Influencers and the Media: Navigating the World of #Ads
Those invested in the influencer sphere will know that new Advertising Standards Authority (ASA) laws for influencers have come into effect. With the issue of transparency cropping up repeatedly, the pressure is on for those working in outreach to clearly state their #ads. It begs the question – what is being done to hold the media accountable in the same way?
For those unfamiliar with the ASA guidelines, they state that all content created for a brand where the influencer is receiving payment – be that through money, goods or services – is classed as an ad; and, according to the ASA, “ads ‘must be obviously identifiable as such’.” Unfortunately, the advice offered by the ASA is a little vague: influencers can choose between ‘ad’, ‘advert’, ‘advertising’, ‘advertisement’ or ‘#ad’; however, no differentiation has to be made as to whether the content has been paid for, or whether it has been created in exchange for goods. When an influencer has been gifted, say, a lipstick, in return for a review, is that indeed an ad? Or would the term gifted be more accurate?
This grey area has caused much confusion and concern for honest influencers who wish to remain transparent – both to maintain the trust of their audience, and to avoid a hefty fine from the ASA. Despite the confusion, most influencers are managing to navigate their way through the guidelines and make sure their content is above board and ASA approved.
Influencer, Nyomi Winter has spoken openly about the importance of advertising disclaimers on her blog. "If you are to trust me, which I want you to, then you deserve my honesty, integrity and authenticity. It's the least I can do.”
While influencer marketing is proliferating, it is still a relatively new trend. With the current issues surrounding authenticity, follower counts and bots, it makes sense for regulations to be put in place to ensure transparency; however, it then follows that these regulations surrounding paid for content should apply to the press also.
We’re all familiar with the glossy ads that feature in magazines. They’re easy to spot, and it’s understood that brands have paid for this space. However, brands and publishers collaborate on other forms of paid advertisement which are less clear, for example, branded video content, or inclusion of products in photoshoots and articles. The lack of transparency is worrying; to the typical reader what looks like organic, unbiased coverage is in fact another form of advertising.
When it comes to the double standards seen between influencer marketing and traditional media, Nyomi believes: "with a blogger, you are getting the content for free because we advertise, and we are super clear about it. Yet we are held to a higher account as an individual providing free content than a multi-staffed magazine that you've paid to manipulate you."

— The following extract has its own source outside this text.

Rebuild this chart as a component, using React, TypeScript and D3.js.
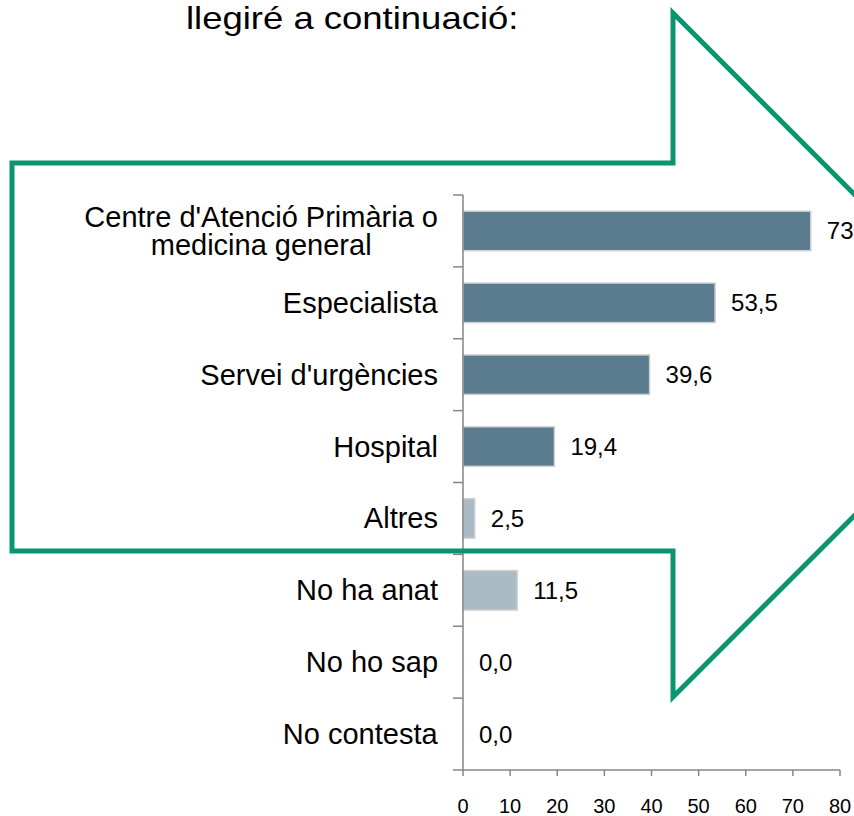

The ASA advises that “newspapers and magazines should be careful not to disguise advertorial content as editorial,” yet does not explicitly state how magazines and newspapers should declare this. Furthermore, there seem to be few regulations around the press covering stories in exchange for paid advertisements.
It’s unlikely that ASA guidelines for the media will alter any time soon, as there is little call for it to change – however this may simply be because audiences do not fully understand that publications are hiding ads in plain sight. Due to the openness of influencer marketing, it is much easier to spot sponsored content that has not been disclosed. We hold influencers to a higher standard and expect them to be fully transparent, while we are so used to adverts embedded within traditional media that they are able to fly under the radar when it comes to disclosing advertorial content.
Although it’s unlikely guidelines will change any time soon, at least you'll now be able to spot those hidden ads that pop up throughout your day.